_Stored data_
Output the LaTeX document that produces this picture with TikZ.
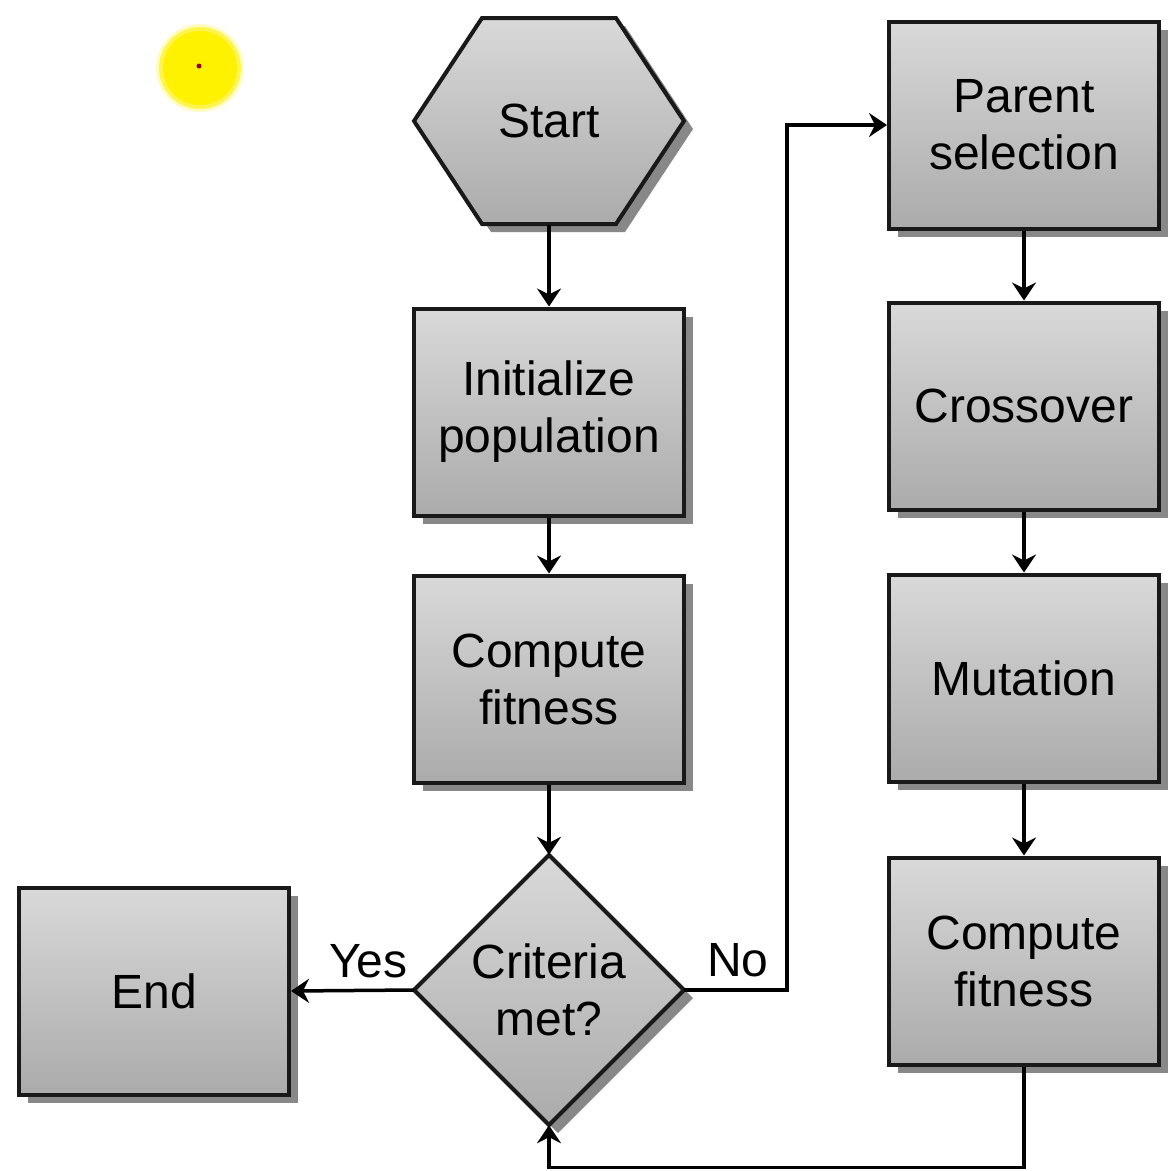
\documentclass[tikz,border=0pt]{standalone}
\usepackage{fontspec}
\setmainfont{Liberation Sans}
\usetikzlibrary{arrows.meta,shadows}
\begin{document}
\begin{tikzpicture}[x=1pt,y=-1pt,
  label font/.style={font=\fontsize{48}{57}\selectfont},
  stepbox/.style={draw=black!90, line width=4pt, top color=gray!30, bottom color=gray!66,
    minimum width=270pt, minimum height=207pt, inner sep=0pt, align=center, label font,
    drop shadow={shadow xshift=9pt, shadow yshift=-8pt, fill=black!55, opacity=0.85}},
  plain/.style={minimum width=270pt, minimum height=207pt, inner sep=0pt, align=center, label font},
  shapefill/.style={draw=black!90, line width=4pt, line join=miter, top color=gray!30, bottom color=gray!66},
  shapeshadow/.style={fill=black!55, opacity=0.85},
  arr/.style={line width=3.5pt, -{Stealth[length=18pt, width=24pt, inset=6pt]}},
  edgelabel/.style={label font, inner sep=11pt}]

\useasboundingbox (0,0) rectangle (1168,1171);

% cursor highlight
\fill[yellow!60, opacity=0.4] (200,68) circle (44);
\fill[yellow!90, opacity=0.7] (200,68) circle (41);
\fill[yellow] (200,68) circle (37);
\fill[red!60!black] (199,66) circle (2.5);

% start terminal (hexagon)
\node[plain] (start) at (549,121) {};
\fill[shapeshadow, xshift=9pt, yshift=-8pt]
  (414,121) -- (482,18) -- (616,18) -- (684,121) -- (616,224) -- (482,224) -- cycle;
\shade[shapefill]
  (414,121) -- (482,18) -- (616,18) -- (684,121) -- (616,224) -- (482,224) -- cycle;
\node[label font] at (start.center) {Start};

% left column
\node[stepbox] (init)  at (549,412) {Initialize\\population};
\node[stepbox] (comp1) at (549,679) {Compute\\fitness};

% decision (diamond)
\node[plain, minimum height=270pt] (crit) at (549,990) {};
\fill[shapeshadow, xshift=9pt, yshift=-8pt]
  (414,990) -- (549,855) -- (684,990) -- (549,1125) -- cycle;
\shade[shapefill]
  (414,990) -- (549,855) -- (684,990) -- (549,1125) -- cycle;
\node[label font, align=center] at (crit.center) {Criteria\\met?};

\node[stepbox] (end) at (154,991) {End};

% right column
\node[stepbox] (par)   at (1024,125) {Parent\\selection};
\node[stepbox] (cross) at (1024,406) {Crossover};
\node[stepbox] (mut)   at (1024,678) {Mutation};
\node[stepbox] (comp2) at (1024,961) {Compute\\fitness};

% connectors
\draw[arr] (start.south) -- (init.north);
\draw[arr] (init.south) -- (comp1.north);
\draw[arr] (comp1.south) -- (crit.north);
\draw[arr] (crit.west) -- node[edgelabel, above, pos=0.37] {Yes} (end.east);
\draw[arr] (crit.east) -- node[edgelabel, above, pos=0.52] {No} ++(103,0) |- (par.west);
\draw[arr] (par.south) -- (cross.north);
\draw[arr] (cross.south) -- (mut.north);
\draw[arr] (mut.south) -- (comp2.north);
\draw[arr] (comp2.south) -- ++(0,101) -| (crit.south);

\end{tikzpicture}
\end{document}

_Required work_
Go through the listing above and quote it exactly, apart from its images.

_Complete answer_
Output the LaTeX document that produces this picture with TikZ.
\documentclass[tikz,border=0pt]{standalone}
\usepackage{fontspec}
\setmainfont{Liberation Sans}
\usetikzlibrary{arrows.meta,shadows}
\begin{document}
\begin{tikzpicture}[x=1pt,y=-1pt,
  label font/.style={font=\fontsize{48}{57}\selectfont},
  stepbox/.style={draw=black!90, line width=4pt, top color=gray!30, bottom color=gray!66,
    minimum width=270pt, minimum height=207pt, inner sep=0pt, align=center, label font,
    drop shadow={shadow xshift=9pt, shadow yshift=-8pt, fill=black!55, opacity=0.85}},
  plain/.style={minimum width=270pt, minimum height=207pt, inner sep=0pt, align=center, label font},
  shapefill/.style={draw=black!90, line width=4pt, line join=miter, top color=gray!30, bottom color=gray!66},
  shapeshadow/.style={fill=black!55, opacity=0.85},
  arr/.style={line width=3.5pt, -{Stealth[length=18pt, width=24pt, inset=6pt]}},
  edgelabel/.style={label font, inner sep=11pt}]

\useasboundingbox (0,0) rectangle (1168,1171);

% cursor highlight
\fill[yellow!60, opacity=0.4] (200,68) circle (44);
\fill[yellow!90, opacity=0.7] (200,68) circle (41);
\fill[yellow] (200,68) circle (37);
\fill[red!60!black] (199,66) circle (2.5);

% start terminal (hexagon)
\node[plain] (start) at (549,121) {};
\fill[shapeshadow, xshift=9pt, yshift=-8pt]
  (414,121) -- (482,18) -- (616,18) -- (684,121) -- (616,224) -- (482,224) -- cycle;
\shade[shapefill]
  (414,121) -- (482,18) -- (616,18) -- (684,121) -- (616,224) -- (482,224) -- cycle;
\node[label font] at (start.center) {Start};

% left column
\node[stepbox] (init)  at (549,412) {Initialize\\population};
\node[stepbox] (comp1) at (549,679) {Compute\\fitness};

% decision (diamond)
\node[plain, minimum height=270pt] (crit) at (549,990) {};
\fill[shapeshadow, xshift=9pt, yshift=-8pt]
  (414,990) -- (549,855) -- (684,990) -- (549,1125) -- cycle;
\shade[shapefill]
  (414,990) -- (549,855) -- (684,990) -- (549,1125) -- cycle;
\node[label font, align=center] at (crit.center) {Criteria\\met?};

\node[stepbox] (end) at (154,991) {End};

% right column
\node[stepbox] (par)   at (1024,125) {Parent\\selection};
\node[stepbox] (cross) at (1024,406) {Crossover};
\node[stepbox] (mut)   at (1024,678) {Mutation};
\node[stepbox] (comp2) at (1024,961) {Compute\\fitness};

% connectors
\draw[arr] (start.south) -- (init.north);
\draw[arr] (init.south) -- (comp1.north);
\draw[arr] (comp1.south) -- (crit.north);
\draw[arr] (crit.west) -- node[edgelabel, above, pos=0.37] {Yes} (end.east);
\draw[arr] (crit.east) -- node[edgelabel, above, pos=0.52] {No} ++(103,0) |- (par.west);
\draw[arr] (par.south) -- (cross.north);
\draw[arr] (cross.south) -- (mut.north);
\draw[arr] (mut.south) -- (comp2.north);
\draw[arr] (comp2.south) -- ++(0,101) -| (crit.south);

\end{tikzpicture}
\end{document}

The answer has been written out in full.